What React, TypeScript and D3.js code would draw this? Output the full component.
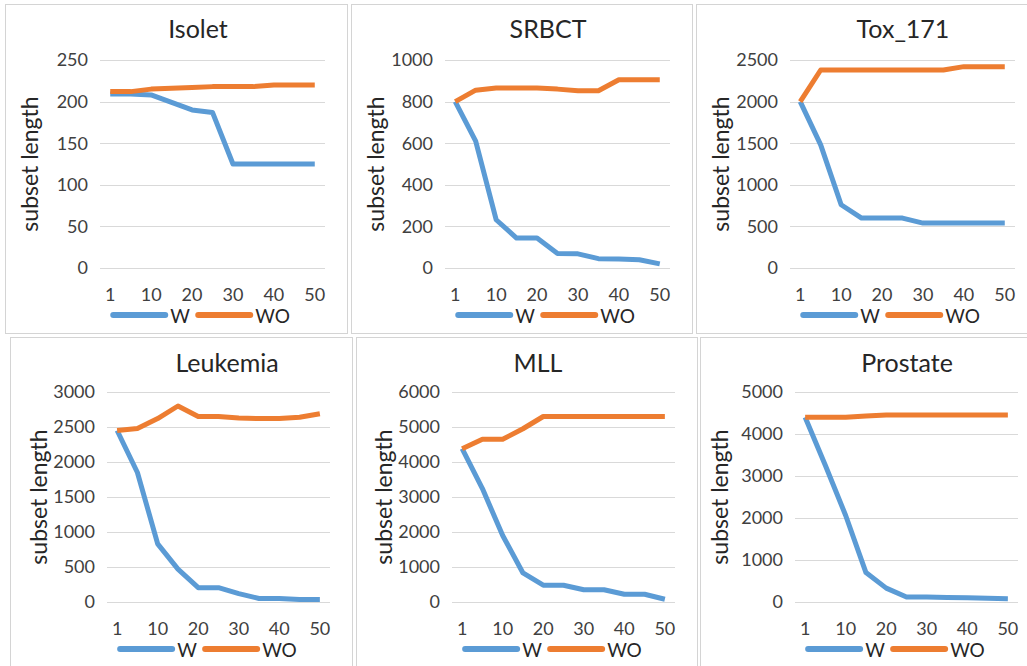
import React from "react";
import * as d3 from "d3";

// x categories and the ones that get a label
const categories = [1, 5, 10, 15, 20, 25, 30, 35, 40, 45, 50];
const labelledCategories = [1, 10, 20, 30, 40, 50];

const titles = ["Isolet", "SRBCT", "Tox_171", "Leukemia", "MLL", "Prostate"];
const yMaxes = [250, 1000, 2500, 3000, 6000, 5000];
const ySteps = [50, 200, 500, 500, 1000, 1000];

const isoletW = [209, 209, 208, 199, 190, 187, 125, 125, 125, 125, 125];
const isoletWO = [212, 212, 215, 216, 217, 218, 218, 218, 220, 220, 220];
const srbctW = [800, 610, 232, 144, 144, 70, 68, 45, 43, 40, 20];
const srbctWO = [800, 855, 865, 865, 865, 860, 852, 852, 905, 905, 905];
const toxW = [2000, 1480, 760, 600, 600, 600, 540, 540, 540, 540, 540];
const toxWO = [2000, 2380, 2380, 2380, 2380, 2380, 2380, 2380, 2420, 2420, 2420];
const leukemiaW = [2450, 1850, 830, 470, 205, 205, 120, 50, 50, 35, 35];
const leukemiaWO = [2450, 2480, 2620, 2800, 2650, 2650, 2630, 2620, 2620, 2640, 2690];
const mllW = [4380, 3240, 1900, 830, 480, 480, 350, 350, 220, 220, 80];
const mllWO = [4380, 4650, 4650, 4950, 5300, 5300, 5300, 5300, 5300, 5300, 5300];
const prostateW = [4400, 3250, 2060, 700, 330, 120, 120, 110, 100, 90, 80];
const prostateWO = [4400, 4400, 4400, 4430, 4450, 4450, 4450, 4450, 4450, 4450, 4450];

const seriesW = [isoletW, srbctW, toxW, leukemiaW, mllW, prostateW];
const seriesWO = [isoletWO, srbctWO, toxWO, leukemiaWO, mllWO, prostateWO];

const BLUE = "#5B9BD5";
const ORANGE = "#ED7D31";
const FONT = "Lato, 'Liberation Sans', sans-serif";

// panel frames: [x0, y0, x1, y1], plot area, title centre, y label centre
const layout = [
  { box: [5, 4, 347, 333], plot: [100, 60, 325, 268], titleX: 198, titleY: 38, labelX: 31 },
  { box: [351, 4, 692, 333], plot: [445, 60, 670, 268], titleX: 548, titleY: 38, labelX: 377 },
  { box: [696, 4, 1032, 333], plot: [790, 60, 1015, 268], titleX: 903, titleY: 38, labelX: 722 },
  { box: [10, 337, 352, 672], plot: [107, 392, 330, 602], titleX: 227, titleY: 372, labelX: 40 },
  { box: [356, 337, 697, 672], plot: [452, 392, 675, 602], titleX: 538, titleY: 372, labelX: 385 },
  { box: [700, 337, 1032, 672], plot: [795, 392, 1018, 602], titleX: 907, titleY: 372, labelX: 721 },
];

const Panel = ({ i }: { i: number }) => {
  const l = layout[i];
  const [px0, py0, px1, py1] = l.plot;
  const x = d3
    .scalePoint<number>()
    .domain(categories)
    .range([px0, px1])
    .padding(0.5);
  const y = d3.scaleLinear().domain([0, yMaxes[i]]).range([py1, py0]);
  const yTicks = d3.range(0, yMaxes[i] + 1, ySteps[i]);
  const line = d3
    .line<number>()
    .x((_, k) => x(categories[k]) as number)
    .y((d) => y(d));

  const legendX = x(categories[0]) as number;
  const legendY = py1 + 47;

  return (
    <g>
      <rect
        x={l.box[0] + 0.5}
        y={l.box[1] + 0.5}
        width={l.box[2] - l.box[0]}
        height={l.box[3] - l.box[1]}
        fill="#fff"
        stroke="#d4d4d4"
        strokeWidth={1}
      />
      <text
        x={l.titleX}
        y={l.titleY}
        textAnchor="middle"
        fontSize={25}
        fill="#262626"
      >
        {titles[i]}
      </text>
      {yTicks.map((t) => (
        <g key={t}>
          <line
            x1={px0}
            x2={px1}
            y1={Math.round(y(t)) + 0.5}
            y2={Math.round(y(t)) + 0.5}
            stroke="#d9d9d9"
            strokeWidth={1}
          />
          <text
            x={px0 - 12}
            y={y(t)}
            dy="0.36em"
            textAnchor="end"
            fontSize={18}
            fill="#404040"
          >
            {t}
          </text>
        </g>
      ))}
      {labelledCategories.map((c) => (
        <text
          key={c}
          x={x(c)}
          y={py1 + 33}
          textAnchor="middle"
          fontSize={18}
          fill="#404040"
        >
          {c}
        </text>
      ))}
      <text
        transform={`translate(${l.labelX + 7},${(py0 + py1) / 2}) rotate(-90)`}
        textAnchor="middle"
        fontSize={23}
        fill="#262626"
      >
        subset length
      </text>
      <path
        d={line(seriesW[i]) || ""}
        fill="none"
        stroke={BLUE}
        strokeWidth={5}
        strokeLinejoin="round"
      />
      <path
        d={line(seriesWO[i]) || ""}
        fill="none"
        stroke={ORANGE}
        strokeWidth={5}
        strokeLinejoin="round"
      />
      {/* legend */}
      <line
        x1={legendX + 3}
        x2={legendX + 55}
        y1={legendY}
        y2={legendY}
        stroke={BLUE}
        strokeWidth={6}
        strokeLinecap="round"
      />
      <text x={legendX + 60} y={legendY + 8} fontSize={19} fill="#262626">
        W
      </text>
      <line
        x1={legendX + 88}
        x2={legendX + 140}
        y1={legendY}
        y2={legendY}
        stroke={ORANGE}
        strokeWidth={6}
        strokeLinecap="round"
      />
      <text x={legendX + 145} y={legendY + 8} fontSize={19} fill="#262626">
        WO
      </text>
    </g>
  );
};

export default function App() {
  return (
    <svg
      width={1027}
      height={666}
      style={{ position: "absolute", left: 0, top: 0, background: "#fff" }}
      fontFamily={FONT}
    >
      <rect width={1027} height={666} fill="#fff" />
      {titles.map((_, i) => (
        <Panel key={i} i={i} />
      ))}
    </svg>
  );
}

· · ·

§ **Problem statement**
All lines above with "React" in them should be returned.

§ **The result**
What React, TypeScript and D3.js code would draw this? Output the full component.
import React from "react";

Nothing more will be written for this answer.